# Set task:
Repeat every line exactly, keeping the pictures out of the copy.
-- Start of Given material --
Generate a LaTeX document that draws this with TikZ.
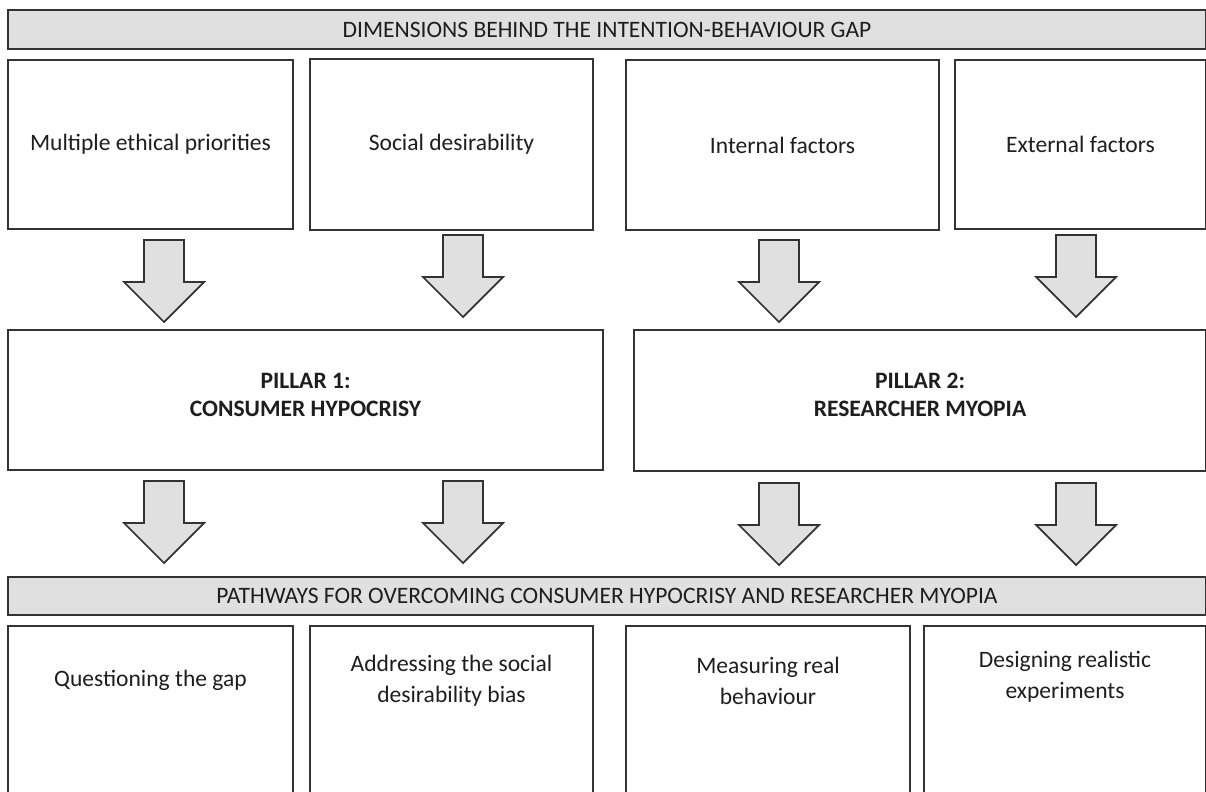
\documentclass[tikz,border=0pt]{standalone}
\usepackage{fontspec}
\setmainfont{Carlito}
\usetikzlibrary{positioning, calc}
\definecolor{boxline}{HTML}{333333}
\definecolor{boxfill}{HTML}{E0E0E0}
\definecolor{inktext}{HTML}{1E1E1E}
\tikzset{
    x=0.02cm, y=-0.02cm,
    every node/.style={text=inktext, font=\fontsize{13.4}{17.6}\selectfont},
    frame/.style 2 args={draw=boxline, line width=1.1pt, minimum width=#1*0.02cm, minimum height=#2*0.02cm, inner sep=0pt, align=center},
    banner/.style={fill=boxfill},
    pillar/.style={font=\fontsize{13.4}{15.9}\selectfont\bfseries, align=center},
    blk/.style={draw=boxline, fill=boxfill, line width=1pt, line join=miter}
}
\newcommand{\bigarrow}[2]{%
    \draw[blk] ($(#1)+(-20,0)$) -- ($(#1)+(20,0)$) -- ($(#2)+(20,-40)$) -- ($(#2)+(40,-40)$)
        -- (#2) -- ($(#2)+(-40,-40)$) -- ($(#2)+(-20,-40)$) -- cycle;}

\begin{document}
\begin{tikzpicture}
                            \clip (0,0) rectangle (1206,791);
                            \fill[white] (0,0) rectangle (1206,791);

                            \node[frame={1198}{39}, banner] (dims) at (607,29.5) {DIMENSIONS BEHIND THE INTENTION-BEHAVIOUR GAP};
                            \node[frame={285}{169}] (ethic) at (150.5,144.5) {Multiple ethical priorities};
                            \node[frame={283}{171}] (social) at (451.5,144.5) {Social desirability};
                            \node[frame={313}{170}] (internal) at (782.5,145) {Internal factors};
                            \node[frame={251}{169}] (external) at (1080.5,144.5) {External factors};

                            \node[frame={595}{140}] (pillar1) at (305.5,400) {};
                            \node[frame={572}{141}] (pillar2) at (920,400.5) {};
                            \node[pillar] (hypocrisy) at ($(pillar1.north)+(0,66)$) {PILLAR 1:\\CONSUMER HYPOCRISY};
                            \node[pillar] (myopia) at ($(pillar2.north)+(0,66)$) {PILLAR 2:\\RESEARCHER MYOPIA};

                            \node[frame={1198}{38}, banner] (paths) at (607,596) {PATHWAYS FOR OVERCOMING CONSUMER HYPOCRISY AND RESEARCHER MYOPIA};
                            \node[frame={285}{200}] (gapbox) at (150.5,726) {};
                            \node[frame={283}{200}] (biasbox) at (451.5,726) {};
                            \node[frame={284}{200}] (realbox) at (768,726) {};
                            \node[frame={282}{200}] (expbox) at (1065,726) {};
                            \node (gap) at ($(gapbox.north)+(0,55)$) {Questioning the gap};
                            \node[align=center] (bias) at ($(biasbox.north)+(0,56)$) {Addressing the social\\desirability bias};
                            \node[align=center] (real) at ($(realbox.north)+(0,56)$) {Measuring real\\behaviour};
                            \node[align=center] (exp) at ($(expbox.north)+(0,52)$) {Designing realistic\\experiments};

                            \coordinate (e1) at (164,240);  \coordinate (e2) at (164,322);
                            \coordinate (s1) at (463,235);  \coordinate (s2) at (463,317);
                            \coordinate (i1) at (779,240);  \coordinate (i2) at (779,322);
                            \coordinate (x1) at (1076,235); \coordinate (x2) at (1076,317);
                            \coordinate (h1) at (164,481);  \coordinate (h2) at (164,563);
                            \coordinate (b1) at (463,481);  \coordinate (b2) at (463,563);
                            \coordinate (r1) at (779,483);  \coordinate (r2) at (779,565);
                            \coordinate (m1) at (1076,483); \coordinate (m2) at (1076,565);

                            \foreach \a in {e, s, i, x, h, b, r, m}
                                \bigarrow{\a1}{\a2};
                        \end{tikzpicture}
\end{document}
-- End of Given material --
# Task response:
Generate a LaTeX document that draws this with TikZ.
\documentclass[tikz,border=0pt]{standalone}
\usepackage{fontspec}
\setmainfont{Carlito}
\usetikzlibrary{positioning, calc}
\definecolor{boxline}{HTML}{333333}
\definecolor{boxfill}{HTML}{E0E0E0}
\definecolor{inktext}{HTML}{1E1E1E}
\tikzset{
    x=0.02cm, y=-0.02cm,
    every node/.style={text=inktext, font=\fontsize{13.4}{17.6}\selectfont},
    frame/.style 2 args={draw=boxline, line width=1.1pt, minimum width=#1*0.02cm, minimum height=#2*0.02cm, inner sep=0pt, align=center},
    banner/.style={fill=boxfill},
    pillar/.style={font=\fontsize{13.4}{15.9}\selectfont\bfseries, align=center},
    blk/.style={draw=boxline, fill=boxfill, line width=1pt, line join=miter}
}
\newcommand{\bigarrow}[2]{%
    \draw[blk] ($(#1)+(-20,0)$) -- ($(#1)+(20,0)$) -- ($(#2)+(20,-40)$) -- ($(#2)+(40,-40)$)
        -- (#2) -- ($(#2)+(-40,-40)$) -- ($(#2)+(-20,-40)$) -- cycle;}

\begin{document}
\begin{tikzpicture}
                            \clip (0,0) rectangle (1206,791);
                            \fill[white] (0,0) rectangle (1206,791);

                            \node[frame={1198}{39}, banner] (dims) at (607,29.5) {DIMENSIONS BEHIND THE INTENTION-BEHAVIOUR GAP};
                            \node[frame={285}{169}] (ethic) at (150.5,144.5) {Multiple ethical priorities};
                            \node[frame={283}{171}] (social) at (451.5,144.5) {Social desirability};
                            \node[frame={313}{170}] (internal) at (782.5,145) {Internal factors};
                            \node[frame={251}{169}] (external) at (1080.5,144.5) {External factors};

                            \node[frame={595}{140}] (pillar1) at (305.5,400) {};
                            \node[frame={572}{141}] (pillar2) at (920,400.5) {};
                            \node[pillar] (hypocrisy) at ($(pillar1.north)+(0,66)$) {PILLAR 1:\\CONSUMER HYPOCRISY};
                            \node[pillar] (myopia) at ($(pillar2.north)+(0,66)$) {PILLAR 2:\\RESEARCHER MYOPIA};

                            \node[frame={1198}{38}, banner] (paths) at (607,596) {PATHWAYS FOR OVERCOMING CONSUMER HYPOCRISY AND RESEARCHER MYOPIA};
                            \node[frame={285}{200}] (gapbox) at (150.5,726) {};
                            \node[frame={283}{200}] (biasbox) at (451.5,726) {};
                            \node[frame={284}{200}] (realbox) at (768,726) {};
                            \node[frame={282}{200}] (expbox) at (1065,726) {};
                            \node (gap) at ($(gapbox.north)+(0,55)$) {Questioning the gap};
                            \node[align=center] (bias) at ($(biasbox.north)+(0,56)$) {Addressing the social\\desirability bias};
                            \node[align=center] (real) at ($(realbox.north)+(0,56)$) {Measuring real\\behaviour};
                            \node[align=center] (exp) at ($(expbox.north)+(0,52)$) {Designing realistic\\experiments};

                            \coordinate (e1) at (164,240);  \coordinate (e2) at (164,322);
                            \coordinate (s1) at (463,235);  \coordinate (s2) at (463,317);
                            \coordinate (i1) at (779,240);  \coordinate (i2) at (779,322);
                            \coordinate (x1) at (1076,235); \coordinate (x2) at (1076,317);
                            \coordinate (h1) at (164,481);  \coordinate (h2) at (164,563);
                            \coordinate (b1) at (463,481);  \coordinate (b2) at (463,563);
                            \coordinate (r1) at (779,483);  \coordinate (r2) at (779,565);
                            \coordinate (m1) at (1076,483); \coordinate (m2) at (1076,565);

                            \foreach \a in {e, s, i, x, h, b, r, m}
                                \bigarrow{\a1}{\a2};
                        \end{tikzpicture}
\end{document}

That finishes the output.